The new Hedgehog I bought was owned by her previous owner for 4 months before I got her. She was described as energetic and lively, and the first couple of visits proved this.
However, since she has been in my possession, she is active only in her cage. Seeing it fit to dig at her cage, play with toys, and run on her wheel, but when taken out, finds a nice warm spot and lays down trying to sleep again. I only take her out at night, usually 12 to 1 when she's most active (I'm a night time person). And still it makes no difference.
she has no want to explore or run.
I fear she may be depressed, or is it just the transition to a new home?


----------



## smhufflepuff (Aug 28, 2008)

I'm glad to hear she's active in her house. If she stopped that, I'd feel rather concerned... I'd be thinking about possible illness, keeping her cage/house too chilly, food problems, etc... and wondering if there are any other problems like green poops or sneezing or itching or weight loss.

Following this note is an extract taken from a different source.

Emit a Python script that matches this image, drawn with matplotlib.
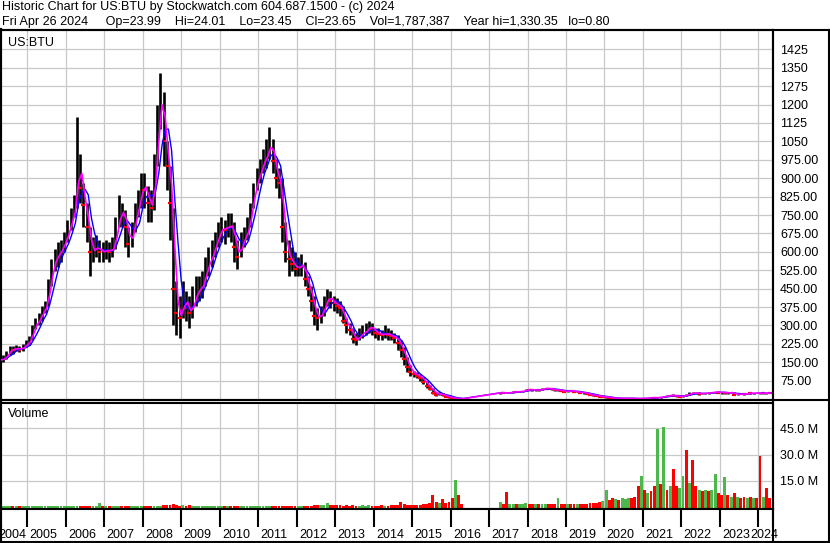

Assuming none of those things are at play, there could be several reasons she doesn't play with you: 
You're relatively new to her and she needs more time to get used to you - this could take months.
The environment isn't to her liking - she might need the temperature warmer or light dimmer or background noise more quiet. or there's a different scent in the air.
She may be growing up to be a snuggler. Mine is like that - she'll wheel and wheel in her house and explore a little bit when I take her out, but mostly just wants to settle into a nice warm spot on my arm and nap. 
Her previous owner may have been correct to describe her as energetic and lively (she is in her house), but failed to say she was more of a snuggler once she's had some time out of her house... Especially if she's found someone with whom she's comfortable. <-- heck, I'd take that notion as a compliment from my hedge


----------



## Dokuga (Sep 10, 2008)

no problems to my knowledge, I was concerned too, but she's active at night and I've been monitoring her to make sure nothing is bothering her. I just got a little concerned, shes the first hedgie that I have owned that hasn't run around and explored within the first few days I've had her.
She loves to cuddle out of her house, when I lay down she runs to me and curls up to sleep. And even when I hold her she tries to run along my hands and arms (making for an interesting game of hide and go-seek), but only when left to her own devices does she just sleep.
Though I think some of the cases you suggest might be the problem, I'll try dimming the lights and turning down the TV when she's out to see if that makes a difference.
I just got a little worried is all, though now I got bigger issues since her running wheel fell apart. I got to Mugyver it together.


----------



## lilhoglet (Aug 28, 2008)

Oooh, a cuddler. It sounds like she is fine. I think if anything it's a good thing. She feels secure enough with you to sleep on you. Think about how vulnerable that it is... letting her guard down and just sleeping. Sounds rather cute, actually


----------



## Dokuga (Sep 10, 2008)

Found the issue. It was the lights. as soon as they went off, she went out and into trouble, lol.
Thank you for your help guys.


----------



## smhufflepuff (Aug 28, 2008)

Lights... Yippee 
Have fun!


----------